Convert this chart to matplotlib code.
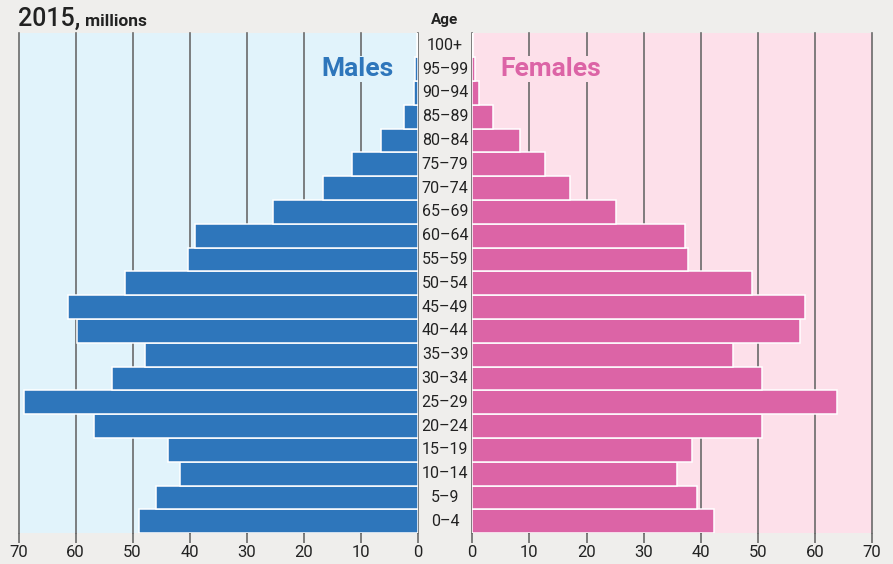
import matplotlib
matplotlib.use("Agg")
import matplotlib.pyplot as plt
from matplotlib.transforms import blended_transform_factory

plt.rcParams['font.family'] = ['Roboto', 'DejaVu Sans']

ages = ["0–4", "5–9", "10–14", "15–19", "20–24", "25–29", "30–34", "35–39",
        "40–44", "45–49", "50–54", "55–59", "60–64", "65–69", "70–74",
        "75–79", "80–84", "85–89", "90–94", "95–99", "100+"]
males = [48.8, 45.9, 41.7, 43.8, 56.8, 69.1, 53.6, 47.9, 59.8, 61.3, 51.3,
         40.3, 39.0, 25.3, 16.6, 11.6, 6.5, 2.4, 0.6, 0.4, 0.05]
females = [42.3, 39.3, 35.8, 38.5, 50.8, 63.9, 50.7, 45.6, 57.4, 58.3, 49.0,
           37.8, 37.2, 25.2, 17.1, 12.8, 8.3, 3.7, 1.2, 0.45, 0.1]
ticks = [0, 10, 20, 30, 40, 50, 60, 70]

BG = '#efeeec'
MALE = '#2e76bb'
FEMALE = '#dc64a6'
MALE_BG = '#e1f3fb'
FEMALE_BG = '#fde0ea'
GRID = '#6a6a6a'
TXT = '#222222'

W, H = 893, 564
fig = plt.figure(figsize=(W / 100, H / 100), dpi=100, facecolor=BG)

top_px, bot_px = 33.3, 533.3
def rect(x0, x1):
    return [x0 / W, (H - bot_px) / H, (x1 - x0) / W, (bot_px - top_px) / H]

axL = fig.add_axes(rect(18.5, 417.7), facecolor=MALE_BG)
axR = fig.add_axes(rect(472.3, 872.0), facecolor=FEMALE_BG)

y = list(range(len(ages)))
for ax, vals, col, bgc in ((axL, males, MALE, MALE_BG), (axR, females, FEMALE, FEMALE_BG)):
    ax.set_xlim(0, 70)
    ax.set_ylim(-0.5, len(ages) - 0.5)
    for t in ticks:
        ax.axvline(t, color=GRID, lw=1.2, zorder=1, clip_on=False)
    ax.barh(y, vals, height=1.0, color=col, edgecolor='white', linewidth=1.1, zorder=3)
    for s in ax.spines.values():
        s.set_visible(False)
    ax.set_yticks([])
    ax.set_xticks(ticks)
    ax.set_xticklabels([str(t) for t in ticks], fontsize=12, color=TXT)
    ax.tick_params(axis='x', direction='out', length=7, width=1.2, color=GRID, pad=1.5)

axL.invert_xaxis()

# age labels in the central column
trans = blended_transform_factory(fig.transFigure, axL.transData)
for i, a in enumerate(ages):
    fig.text(445 / W, i, a, transform=trans, ha='center', va='center',
             fontsize=11.5, color=TXT)

fig.text(445 / W, 1 - 20 / H, "Age", ha='center', va='center', fontsize=11,
         fontweight='bold', color=TXT)

# series labels
axL.text(10.5, 19, "Males", ha='center', va='center', fontsize=19, fontweight='bold',
         color=MALE, zorder=2,
         bbox=dict(facecolor=MALE_BG, edgecolor='none', pad=1))
axR.text(13.8, 19, "Females", ha='center', va='center', fontsize=19, fontweight='bold',
         color=FEMALE, zorder=2,
         bbox=dict(facecolor=FEMALE_BG, edgecolor='none', pad=1))

# title
t1 = fig.text(18 / W, 1 - 26 / H, "2015,", ha='left', va='baseline', fontsize=18,
              fontweight='medium', color=TXT)
fig.canvas.draw()
bb = t1.get_window_extent(renderer=fig.canvas.get_renderer())
fig.text((bb.x1 + 5) / W, 1 - 26 / H, "millions", ha='left', va='baseline',
         fontsize=12.5, fontweight='bold', color=TXT)

fig.savefig("out.png", dpi=100, facecolor=BG)
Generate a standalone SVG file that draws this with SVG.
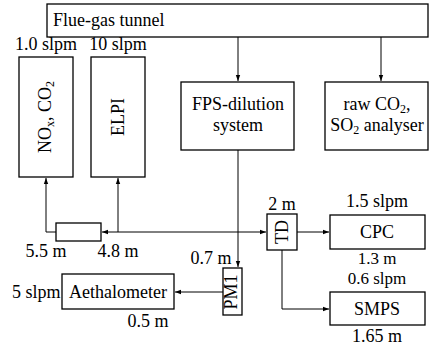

» **Problem**
The records shown above are to be repeated exactly, with the pictures left out.

» **Exercise output**
Convert this chart to matplotlib code.
import matplotlib
matplotlib.use("Agg")
import matplotlib.pyplot as plt
from matplotlib.transforms import blended_transform_factory

plt.rcParams['font.family'] = ['Roboto', 'DejaVu Sans']

ages = ["0–4", "5–9", "10–14", "15–19", "20–24", "25–29", "30–34", "35–39",
        "40–44", "45–49", "50–54", "55–59", "60–64", "65–69", "70–74",
        "75–79", "80–84", "85–89", "90–94", "95–99", "100+"]
males = [48.8, 45.9, 41.7, 43.8, 56.8, 69.1, 53.6, 47.9, 59.8, 61.3, 51.3,
         40.3, 39.0, 25.3, 16.6, 11.6, 6.5, 2.4, 0.6, 0.4, 0.05]
females = [42.3, 39.3, 35.8, 38.5, 50.8, 63.9, 50.7, 45.6, 57.4, 58.3, 49.0,
           37.8, 37.2, 25.2, 17.1, 12.8, 8.3, 3.7, 1.2, 0.45, 0.1]
ticks = [0, 10, 20, 30, 40, 50, 60, 70]

BG = '#efeeec'
MALE = '#2e76bb'
FEMALE = '#dc64a6'
MALE_BG = '#e1f3fb'
FEMALE_BG = '#fde0ea'
GRID = '#6a6a6a'
TXT = '#222222'

W, H = 893, 564
fig = plt.figure(figsize=(W / 100, H / 100), dpi=100, facecolor=BG)

top_px, bot_px = 33.3, 533.3
def rect(x0, x1):
    return [x0 / W, (H - bot_px) / H, (x1 - x0) / W, (bot_px - top_px) / H]

axL = fig.add_axes(rect(18.5, 417.7), facecolor=MALE_BG)
axR = fig.add_axes(rect(472.3, 872.0), facecolor=FEMALE_BG)

y = list(range(len(ages)))
for ax, vals, col, bgc in ((axL, males, MALE, MALE_BG), (axR, females, FEMALE, FEMALE_BG)):
    ax.set_xlim(0, 70)
    ax.set_ylim(-0.5, len(ages) - 0.5)
    for t in ticks:
        ax.axvline(t, color=GRID, lw=1.2, zorder=1, clip_on=False)
    ax.barh(y, vals, height=1.0, color=col, edgecolor='white', linewidth=1.1, zorder=3)
    for s in ax.spines.values():
        s.set_visible(False)
    ax.set_yticks([])
    ax.set_xticks(ticks)
    ax.set_xticklabels([str(t) for t in ticks], fontsize=12, color=TXT)
    ax.tick_params(axis='x', direction='out', length=7, width=1.2, color=GRID, pad=1.5)

axL.invert_xaxis()

# age labels in the central column
trans = blended_transform_factory(fig.transFigure, axL.transData)
for i, a in enumerate(ages):
    fig.text(445 / W, i, a, transform=trans, ha='center', va='center',
             fontsize=11.5, color=TXT)

fig.text(445 / W, 1 - 20 / H, "Age", ha='center', va='center', fontsize=11,
         fontweight='bold', color=TXT)

# series labels
axL.text(10.5, 19, "Males", ha='center', va='center', fontsize=19, fontweight='bold',
         color=MALE, zorder=2,
         bbox=dict(facecolor=MALE_BG, edgecolor='none', pad=1))
axR.text(13.8, 19, "Females", ha='center', va='center', fontsize=19, fontweight='bold',
         color=FEMALE, zorder=2,
         bbox=dict(facecolor=FEMALE_BG, edgecolor='none', pad=1))

# title
t1 = fig.text(18 / W, 1 - 26 / H, "2015,", ha='left', va='baseline', fontsize=18,
              fontweight='medium', color=TXT)
fig.canvas.draw()
bb = t1.get_window_extent(renderer=fig.canvas.get_renderer())
fig.text((bb.x1 + 5) / W, 1 - 26 / H, "millions", ha='left', va='baseline',
         fontsize=12.5, fontweight='bold', color=TXT)

fig.savefig("out.png", dpi=100, facecolor=BG)
Generate a standalone SVG file that draws this with SVG.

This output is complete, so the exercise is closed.